しかし問題はこの時点で大学自体が夏休みであるということです。大学の上層部にどのような人がいるのかは知りませんが、この人たちが夏休みに入っていれば申請書に目が通される事はないでしょう。実際に彼女は契約書が更新されないと言われた6月末から申請書を書き直し、7月頭にそれを提出したそうです。そして8月に中国に戻ってきましたが、その時点では何の音沙汰もなかったそうです。所属学部の人からは「上層部の人たちが夏休みに入っているから確認が遅れている」と言われたそうですが、そもそも契約が更新されるかどうかもわからない決定を長々と待つわけにはいきませんよね。

そこで彼女は8月半ばの15日を期限と設定していました。それまでに何の連絡もなければ自分は中国を出る、ということにしたのです。実際に7月頭に再申請したにもかかわらず、彼女は何の連絡も聞くことがありませんでした。所属学部からは「もう少し待ってほしい」と言われていたようですが、最終的には自分で「私は中国を出る」と決定したのです。

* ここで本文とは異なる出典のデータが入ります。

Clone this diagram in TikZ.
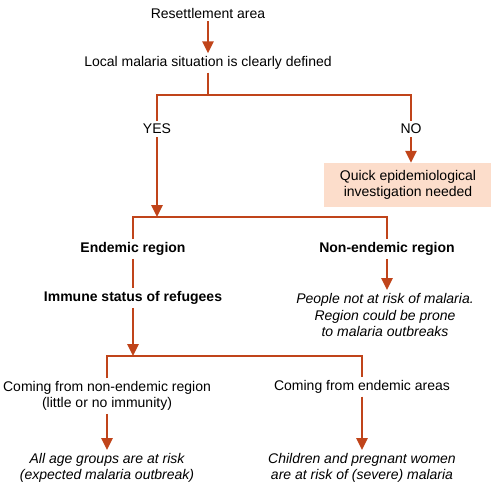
\documentclass[tikz,border=0pt]{standalone}
\usepackage{fontspec}
\setmainfont{Liberation Sans}
\usetikzlibrary{arrows.meta}
\definecolor{rust}{RGB}{192,68,26}
\definecolor{peach}{RGB}{252,221,203}
\tikzset{
txt/.style={
	text centered,
	align=center,
	inner sep=3pt,
	font=\fontsize{14}{16.5}\selectfont
},
headtxt/.style={
	txt,
	font=\fontsize{14}{16.5}\selectfont\bfseries
},
risktxt/.style={
	txt,
	font=\fontsize{14}{16.5}\selectfont\itshape
},
notebox/.style={
	txt,
	fill=peach,
	minimum width=168pt,
	minimum height=44pt
},
conn/.style={
	draw=rust,
	line width=2.5pt
},
arrow/.style={
	conn,
	-{Triangle[width=11pt,length=12pt]}
}
}

\begin{document}
\begin{tikzpicture}[x=1pt, y=-1pt]
\useasboundingbox (0,0) rectangle (491,485);
% ===== Top =====
\node (area)    [txt]      at (208, 13)  {Resettlement area};
\node (local)   [txt]      at (208, 63)  {Local malaria situation is clearly defined};
\node (yes)     [txt]      at (157, 129) {YES};
\node (no)      [txt]      at (411, 129) {NO};
\node (quick)   [notebox]  at (408, 185) {Quick epidemiological\\investigation needed};
% ===== Regions =====
\node (endemic) [headtxt]  at (133, 249) {Endemic region};
\node (nonend)  [headtxt]  at (387, 249) {Non-endemic region};
\node (immune)  [headtxt]  at (133, 298) {Immune status of refugees};
\node (people)  [risktxt]  at (385, 315) {People not at risk of malaria.\\Region could be prone\\to malaria outbreaks};
% ===== Refugee origin =====
\node (fromnon) [txt]      at (107, 396) {Coming from non-endemic region\\(little or no immunity)};
\node (fromend) [txt]      at (362, 387) {Coming from endemic areas};
\node (allages) [risktxt]  at (107, 468) {All age groups are at risk\\(expected malaria outbreak)};
\node (children)[risktxt]  at (362, 468) {Children and pregnant women\\are at risk of (severe) malaria};
% ===== Junctions =====
\coordinate (split1) at (208, 95);
\coordinate (split2) at (157, 217);
\coordinate (split3) at (133, 356);

% ===== Connectors =====
\draw [arrow] (area) -- (local);
\draw [conn]  (local) -- (split1);
\draw [conn]  (yes) |- (split1) -| (no);
\draw [arrow] (no) -- (no |- quick.north);
\draw [arrow] (yes) -- (split2);
\draw [conn]  (endemic) |- (split2) -| (nonend);
\draw [conn]  (endemic) -- (immune);
\draw [arrow] (nonend) -- (nonend |- people.north);
\draw [arrow] (immune) -- (split3);
\draw [conn]  (fromnon) |- (split3) -| (fromend);
\draw [arrow] (fromnon) -- (allages);
\draw [arrow] (fromend) -- (children);

\end{tikzpicture}
\end{document}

非常に残念でした。

 口頭の言い分を信じてはいけない

この時彼女に言われたのは、文書の契約書であっても守られないのだから、口頭で言われた事は信じてはいけない、との事でした。この時夫は仕事を始めて2年、契約満期まであと1年、というところでした。そして私は妊娠していましたので、彼女から「私は独身だし子供もいないから何とかなるけれど、あなたたちは来年には子供がいるんだから、しっかり考えなければいけない」と言われたものです。

確かに、雇用される側にも人生があり、場合によっては家族がいます。急に「契約書は更新しません」と言われても困ります。幸い、私たちはこの1年後、選択肢を持った上で中国を出ることができました。しかし常に何か起きてもいいように準備はしていましたので、このような最悪のケースを知っておいて良かったとも思っています。

自分の人生は自分で構築を

日本の企業に勤めていて、中国の支社に行く、出向する、などの形であればこのような心配はないでしょう。しかし、中国で雇用される、外国で雇用される、などという場合はその国の常識で物事が進んでいきますから、時に思いがけないことが起こるということも考えておかなければいけません。

そして最終的に自分の人生を構築するのは自分です。今は日本国内でも終身雇用が崩れつつあると言われていますが、不安になるばかりではなく、何があってもいいように準備を怠らず、常に前向きでいることも大切だと思いました。